For one, I operate under the mode of, don’t get too excited for fear of being disappointed. I know it’s not an ideal mode of operation. I do. It’s probably not even a good mode. But it’s there. Built-in. Part of who I am and have become. Sure it keeps me from having those crazy hyper-ecstatic moments I see some people have. But it also never leaves me super low either. I get that it’s a guarding mechanism and I’m sure a psych major could have a heyday with this all but for now, it’s just the way I work. Calm. Steady.
For two, his dad died young.
That’s it. Those are my reasons. See, silly. And sad. But regardless, I have lived our married life thinking that he may not be around until we’re old and gray and just sitting in rocking chairs holding hands in silence. Though we dream of it. It doesn’t stop me from dreaming of one day wearing matching track suits and going for walks together each morning. It doesn’t stop me from imagining him wearing suspenders and smoking a pipe. I see him next to me, me with my tight rollered perm and him with not a trace of hair left on his head and my heart feels so happy.
If we make it there. And Lord willing I hope we do! With all my heart and soul, I do. But what if we don’t?
Of course, if I could choose I’d like to be the one to go first and not have to deal with the dreadfulness of losing the only man I’ve ever been in love with. He disagrees. He thinks it would be better for him to go first because he doesn’t have the foggiest ideas about things like….well, how we run every. single. detail of our days. I’m quite certain that children’s planners would never get signed and they may get donuts for lunch every day for the first while and baseboards may never get washed or dentist appointments arranged. Not that he isn’t capable. He just doesn’t know these things. They’re my job. His is different. (I assure you I would be even less capable of accomplishing his. ever. 16 years of in-depth training couldn’t even get me to do what he does or know what he knows)
I’ve talked this over with my best girls over the years. They know this of me. And they promised to be there for me one way or another (I’m sure all the while shaking their heads at me thinking I’m crazy) and to support me in the year leading up to his 40th as for some reason, in my head, that was ‘the dreaded age’.
Now don’t get me wrong. It didn’t haunt me. Or kill my spirit. It was just always kind of – there. We lived life normally. Just with extra life insurance. (ha.)
But God did a really cool thing the year my husband turned 39. This was it. The year leading up to 40. The one I had been dreading for 14 years. He completely took these thoughts away from my mind. He gave me a peace about it. A calm. And not for one day of the last year have I dreaded his 40th birthday. I think that’s pretty awesome.
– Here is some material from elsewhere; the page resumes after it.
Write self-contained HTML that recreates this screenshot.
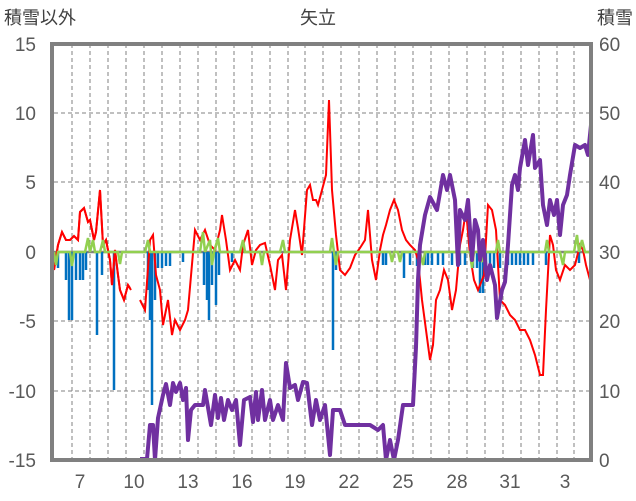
<!DOCTYPE html>
<html><head><meta charset="utf-8"><style>
body{margin:0;background:#fff;}
svg{display:block;font-family:"Liberation Sans","Noto Sans CJK JP",sans-serif;}
</style></head><body>
<svg width="636" height="501" viewBox="0 0 636 501">
<g stroke="#808080" stroke-width="1" stroke-dasharray="4,3">
<line x1="54" y1="113" x2="590" y2="113"/><line x1="54" y1="182" x2="590" y2="182"/>
<line x1="54" y1="321" x2="590" y2="321"/><line x1="54" y1="391" x2="590" y2="391"/>
<g id="vg"></g>
</g>
<g stroke="#808080" stroke-width="1" stroke-dasharray="4,3">
<line x1="72" y1="44" x2="72" y2="460"/><line x1="90" y1="44" x2="90" y2="460"/><line x1="108" y1="44" x2="108" y2="460"/><line x1="126" y1="44" x2="126" y2="460"/><line x1="144" y1="44" x2="144" y2="460"/><line x1="162" y1="44" x2="162" y2="460"/><line x1="180" y1="44" x2="180" y2="460"/><line x1="198" y1="44" x2="198" y2="460"/><line x1="216" y1="44" x2="216" y2="460"/><line x1="234" y1="44" x2="234" y2="460"/><line x1="252" y1="44" x2="252" y2="460"/><line x1="270" y1="44" x2="270" y2="460"/><line x1="288" y1="44" x2="288" y2="460"/><line x1="305" y1="44" x2="305" y2="460"/><line x1="323" y1="44" x2="323" y2="460"/><line x1="341" y1="44" x2="341" y2="460"/><line x1="359" y1="44" x2="359" y2="460"/><line x1="377" y1="44" x2="377" y2="460"/><line x1="395" y1="44" x2="395" y2="460"/><line x1="413" y1="44" x2="413" y2="460"/><line x1="431" y1="44" x2="431" y2="460"/><line x1="449" y1="44" x2="449" y2="460"/><line x1="467" y1="44" x2="467" y2="460"/><line x1="485" y1="44" x2="485" y2="460"/><line x1="503" y1="44" x2="503" y2="460"/><line x1="521" y1="44" x2="521" y2="460"/><line x1="539" y1="44" x2="539" y2="460"/><line x1="557" y1="44" x2="557" y2="460"/><line x1="574" y1="44" x2="574" y2="460"/>
</g>
<line x1="54" y1="252" x2="590" y2="252" stroke="#808080" stroke-width="2.5"/>
<g stroke="#0070c0" stroke-width="2.5">
<line x1="58" y1="252" x2="58" y2="268"/><line x1="66" y1="252" x2="66" y2="280"/><line x1="69" y1="252" x2="69" y2="320"/><line x1="72" y1="252" x2="72" y2="320"/><line x1="76" y1="252" x2="76" y2="280"/><line x1="80" y1="252" x2="80" y2="280"/><line x1="83" y1="252" x2="83" y2="280"/><line x1="86" y1="252" x2="86" y2="270"/><line x1="97" y1="252" x2="97" y2="335"/><line x1="102" y1="252" x2="102" y2="275"/><line x1="114" y1="252" x2="114" y2="390"/><line x1="148" y1="252" x2="148" y2="290"/><line x1="150" y1="252" x2="150" y2="320"/><line x1="152" y1="252" x2="152" y2="405"/><line x1="155" y1="252" x2="155" y2="300"/><line x1="158" y1="252" x2="158" y2="268"/><line x1="162" y1="252" x2="162" y2="268"/><line x1="166" y1="252" x2="166" y2="266"/><line x1="170" y1="252" x2="170" y2="266"/><line x1="183" y1="252" x2="183" y2="262"/><line x1="204" y1="252" x2="204" y2="285"/><line x1="207" y1="252" x2="207" y2="300"/><line x1="209" y1="252" x2="209" y2="320"/><line x1="212" y1="252" x2="212" y2="285"/><line x1="216" y1="252" x2="216" y2="305"/><line x1="219" y1="252" x2="219" y2="275"/><line x1="232" y1="252" x2="232" y2="262"/><line x1="333" y1="252" x2="333" y2="350"/><line x1="336" y1="252" x2="336" y2="270"/><line x1="383" y1="252" x2="383" y2="265"/><line x1="386" y1="252" x2="386" y2="265"/><line x1="404" y1="252" x2="404" y2="278"/><line x1="410" y1="252" x2="410" y2="265"/><line x1="417" y1="252" x2="417" y2="266"/><line x1="425" y1="252" x2="425" y2="265"/><line x1="428" y1="252" x2="428" y2="265"/><line x1="432" y1="252" x2="432" y2="265"/><line x1="438" y1="252" x2="438" y2="265"/><line x1="443" y1="252" x2="443" y2="265"/><line x1="452" y1="252" x2="452" y2="265"/><line x1="460" y1="252" x2="460" y2="265"/><line x1="465" y1="252" x2="465" y2="265"/><line x1="473" y1="252" x2="473" y2="268"/><line x1="477" y1="252" x2="477" y2="268"/><line x1="480" y1="252" x2="480" y2="293"/><line x1="483" y1="252" x2="483" y2="293"/><line x1="486" y1="252" x2="486" y2="268"/><line x1="490" y1="252" x2="490" y2="268"/><line x1="494" y1="252" x2="494" y2="268"/><line x1="500" y1="252" x2="500" y2="268"/><line x1="508" y1="252" x2="508" y2="265"/><line x1="512" y1="252" x2="512" y2="265"/><line x1="516" y1="252" x2="516" y2="265"/><line x1="520" y1="252" x2="520" y2="265"/><line x1="524" y1="252" x2="524" y2="265"/><line x1="528" y1="252" x2="528" y2="265"/><line x1="533" y1="252" x2="533" y2="265"/><line x1="546" y1="252" x2="546" y2="265"/><line x1="579" y1="252" x2="579" y2="263"/>
</g>
<polyline fill="none" stroke="#ff0000" stroke-width="2" points="54,270 58,245 62,232 66,240 70,240 74,236 78,240 80,212 84,208 88,222 90,220 94,240 96,232 100,190 103,245 106,240 110,260 112,285 115,250 118,275 120,290 124,300 128,285 130,288 M"/>
<polyline fill="none" stroke="#ff0000" stroke-width="2" points="54,270 58,245 62,232 66,240 70,240 74,236 78,240 80,212 84,208 88,222 90,220 94,240 96,232 100,190 103,245 106,240 110,260 112,285 115,250 118,275 120,290 124,300 128,285 131,290"/>
<polyline fill="none" stroke="#ff0000" stroke-width="2" points="140,300 145,310 150,240 153,235 156,275 160,290 163,325 168,300 172,335 175,320 180,330 185,320 188,310 195,230 200,240 205,230 210,245 215,250 220,230 222,215 226,240 230,270 235,260 240,270 243,245 248,230 252,265 256,250 260,245 265,243 270,265 275,290 278,260 282,255 286,290 290,240 295,210 298,228 302,255 307,190 310,185 313,200 316,200 318,205 322,190 326,175 329,100 332,190 336,235 340,270 345,275 350,268 355,255 360,248 365,240 368,210 372,260 376,280 380,250 383,235 386,225 390,210 394,200 398,210 402,230 406,240 410,245 415,250 418,260 422,300 426,330 430,360 433,345 436,300 440,290 444,270 448,280 452,310 456,290 460,245 463,230 466,210 470,255 474,280 478,290 480,285 484,275 488,205 492,210 496,230 500,300 505,305 510,315 515,320 520,330 525,330 530,340 535,355 540,375 543,375 546,310 550,235 553,245 556,270 560,280 565,265 570,270 575,265 580,245 583,250 586,265 590,280"/>
<polyline fill="none" stroke="#92d050" stroke-width="2.5" points="54,252 56,265 58,252 70,252 72,266 74,252 85,252 88,238 90,252 93,240 95,252 100,252 103,240 105,252 118,252 120,264 122,252 145,252 148,240 150,252 200,252 203,232 205,252 210,240 212,265 214,252 218,238 220,252 240,252 243,240 245,252 260,252 262,265 264,252 280,252 283,240 285,252 330,252 332,238 334,252 336,265 338,252 390,252 392,262 394,252 398,252 400,262 402,252 420,252 423,265 425,252 470,252 472,268 474,252 480,252 482,262 485,252 496,252 498,240 500,252 545,252 547,240 549,252 560,252 563,265 565,252 574,252 577,235 579,252 582,240 585,252 590,252"/>
<polyline fill="none" stroke="#7030a0" stroke-width="4" stroke-linejoin="round" points="54,460 132,460"/>
<polyline fill="none" stroke="#7030a0" stroke-width="4" stroke-linejoin="round" points="140,459 147,459 150,425 153,425 155,460 158,418 163,395 166,384 170,405 173,383 176,392 180,383 183,400 186,388 188,440 191,410 195,405 203,405 205,390 211,425 215,395 218,418 221,398 224,420 228,400 232,410 236,400 240,445 244,400 250,397 253,422 256,392 258,420 262,390 265,420 270,400 273,420 278,405 283,420 286,363 290,388 295,385 298,400 303,382 307,383 312,425 316,400 320,420 325,405 330,455 333,410 340,410 345,425 352,425 360,425 370,425 378,430 383,425 386,460 390,440 394,460 398,440 403,405 413,405 416,347 418,280 420,245 425,215 430,197 437,210 443,175 447,190 450,175 455,200 458,265 460,210 465,220 468,200 472,260 475,220 478,230 480,260 483,240 487,280 490,265 495,285 497,318 502,290 505,282 508,245 512,185 515,175 518,190 520,168 525,140 528,165 533,135 535,168 540,160 543,205 547,225 550,200 554,215 557,200 560,235 563,205 567,195 570,175 575,145 580,148 585,145 588,155 591,125"/>
<path d="M52,44 V460 H591 V44 Z" fill="none" stroke="#808080" stroke-width="4"/>
<g font-size="19" fill="#595959" text-anchor="end">
<text x="36" y="51">15</text><text x="36" y="120">10</text><text x="36" y="189">5</text><text x="36" y="259">0</text><text x="36" y="328">-5</text><text x="36" y="398">-10</text><text x="36" y="467">-15</text>
</g>
<g font-size="19" fill="#595959">
<text x="599" y="51">60</text><text x="599" y="120">50</text><text x="599" y="189">40</text><text x="599" y="259">30</text><text x="599" y="328">20</text><text x="599" y="398">10</text><text x="599" y="467">0</text>
</g>
<g font-size="19" fill="#595959" text-anchor="middle">
<text x="80" y="488">7</text><text x="134" y="488">10</text><text x="188" y="488">13</text><text x="242" y="488">16</text><text x="295" y="488">19</text><text x="349" y="488">22</text><text x="403" y="488">25</text><text x="457" y="488">28</text><text x="510" y="488">31</text><text x="565" y="488">3</text>
</g>
<text x="4" y="24" font-size="18" fill="#404040">積雪以外</text>
<text x="318" y="24" font-size="18" fill="#404040" text-anchor="middle">矢立</text>
<text x="633" y="24" font-size="18" fill="#404040" text-anchor="end">積雪</text>
</svg>
</body></html>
His birthday was this past week and we celebrated quietly as a family. We’re having a little shin-dig with some friends this coming weekend. That’s it. No trauma. No trips to the ER. Not even a speck of worry or anxiety.
So, here’s to another 40! I want to see you in those suspenders and smell the sticky sweet smell of pipe tobacco when you’re too old for it to matter if it causes harm. I want to come home from the salon with my fresh perm and for you to look at me, twirl me around and kiss me. Teeth or no teeth, that will be the big question!